Intervention de Nathalie Chabanne

Réunion du 17 décembre 2014 à 9h00
Commission de la défense nationale et des forces armées

Photo issue du site de l'Assemblée nationale ou de WikipediaNathalie Chabanne, rapporteure :

Nous allons maintenant évoquer la question du régime américain de Foreign Military Sales (FMS). Le FMS constitue un sujet de débat récurrent, abordé par l'ensemble des acteurs de la communauté de défense et présenté parfois comme la référence ultime, voire la solution miracle en matière de politique d'exportations d'armement.

En réalité, l'analyse du dispositif tend à démontrer que l'argument un peu facile consistant à réclamer la mise en place d'un « FMS à la française » calqué sur le régime américain est parfaitement illusoire.

Quelques rappels. Institué en 1968, le dispositif FMS voit le gouvernement des États-Unis se substituer à l'industriel exportateur et négocier directement avec l'État client pour transférer produits et services de défense. En substance, cette négociation entre les plus hautes autorités des deux États concernés permet à l'industrie américaine de contourner la mise en concurrence pour exporter ses matériels dans les pays alliés.

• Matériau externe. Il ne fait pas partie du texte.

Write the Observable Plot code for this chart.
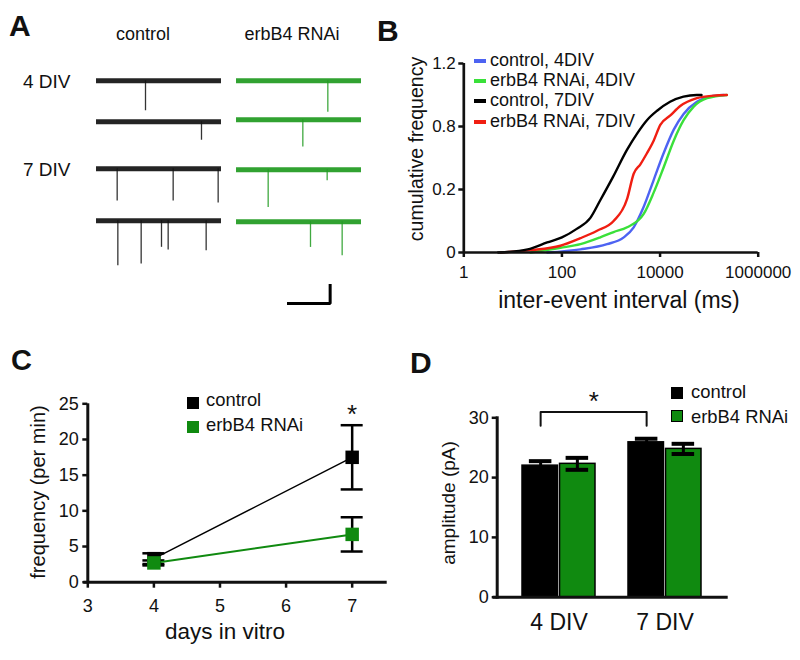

Son corollaire traditionnel est le dispositif Foreign Military Financing (FMF). Il s'analyse comme un programme d'assistance financière à destination des clients de l'industrie américaine. Par ce biais, le gouvernement américain accorde à certains pays acheteurs des financements ou des prêts théoriquement remboursables. Schématiquement, les États-Unis rendent une partie de leurs clients artificiellement solvables et subventionnent indirectement leur industrie de défense, lui permettant alors de prendre pied ou de consolider ses positions sur les marchés concernés.

Le dispositif bicéphale FMSFMF repose en dernière analyse sur la puissance sans pareille de l'industrie de défense et de l'administration américaines, sur l'effet de masse de sa production à destination de la première armée du monde, et sur la puissance financière et monétaire des États-Unis. Si l'on ajoute à ce dispositif unique la réglementation ITAR (International Traffic in Arms Regulations) et ses effets sur la concurrence, les États-Unis disposent sans aucun doute du mécanisme de soutien aux exportations d'armement le plus efficace – ou le plus agressif – au monde.

Le dispositif FMSFMF repose donc sur deux piliers majeurs : des stocks de matériels conséquents ; des liquidités mobilisables pour accorder des prêts publics ou actionner la garantie de l'État.

Or, nous le savons : la France ne dispose pas de tels leviers d'action. Les industriels français ne « surproduisent » pas, et l'octroi massif de prêts ou la création d'une « garantie FMS » consolidée au niveau de la dette publique et potentiellement mobilisable ne semble pas une perspective réaliste.

En outre, il faut souligner que, dans le cadre du dispositif FMS, c'est l'administration qui « tient les rênes » du système et non l'industrie, qui reste largement exclue de la procédure. Or, il n'est pas certain que les industriels français seraient favorables à la perspective d'abdiquer leurs prérogatives au profit de l'État, et de rester cantonnés à un rôle relativement passif quant à la conclusion de contrats majeurs, en acceptant de n'avoir qu'une relation très indirecte et épisodique avec le client.

Pour l'ensemble de ces raisons, un décalque intégral du dispositif américain est inenvisageable.

Reste le volet politique. Il peut s'incarner soit dans un recours plus régulier aux services de la société ODAS, dès lors que le client est demandeur, soit dans la création de contrat « mixtes » avec des contrats commerciaux entre entreprises « chapeautés » par un accord intergouvernemental. Ils permettraient d'offrir au client un élément de sécurisation supplémentaire, notamment dans l'hypothèse où l'État français s'engagerait à assurer un certain nombre de services.

Autre thème d'analyse : l'adaptation du contrôle. Nous ne reviendrons pas sur les procédures de contrôle à l'exportation par la CIEEMG et sur la réforme de ce contrôle. Elles avaient fait l'objet d'un rapport très complet de notre collègue Yves Fromion, alors rapporteur du projet de loi de 2011 portant transposition du « paquet Défense ». Notre rapport les présente de manière détaillée.

De l'avis pour ainsi dire unanime des industriels, la réforme est positive et devrait notamment permettre de fluidifier les échanges et d'améliorer les délais de traitement.

Toutefois, les procédures de contrôle a posteriori pourraient évoluer afin de les rapprocher davantage de la vie et des contraintes des entreprises. On pourrait par exemple inciter au développement du contrôle interne des sociétés dans le domaine du « contrôle export ». L'administration pourrait auditer et labelliser les processus mis en oeuvre au regard de standards minimum qui attesteraient de la qualité du contrôle interne.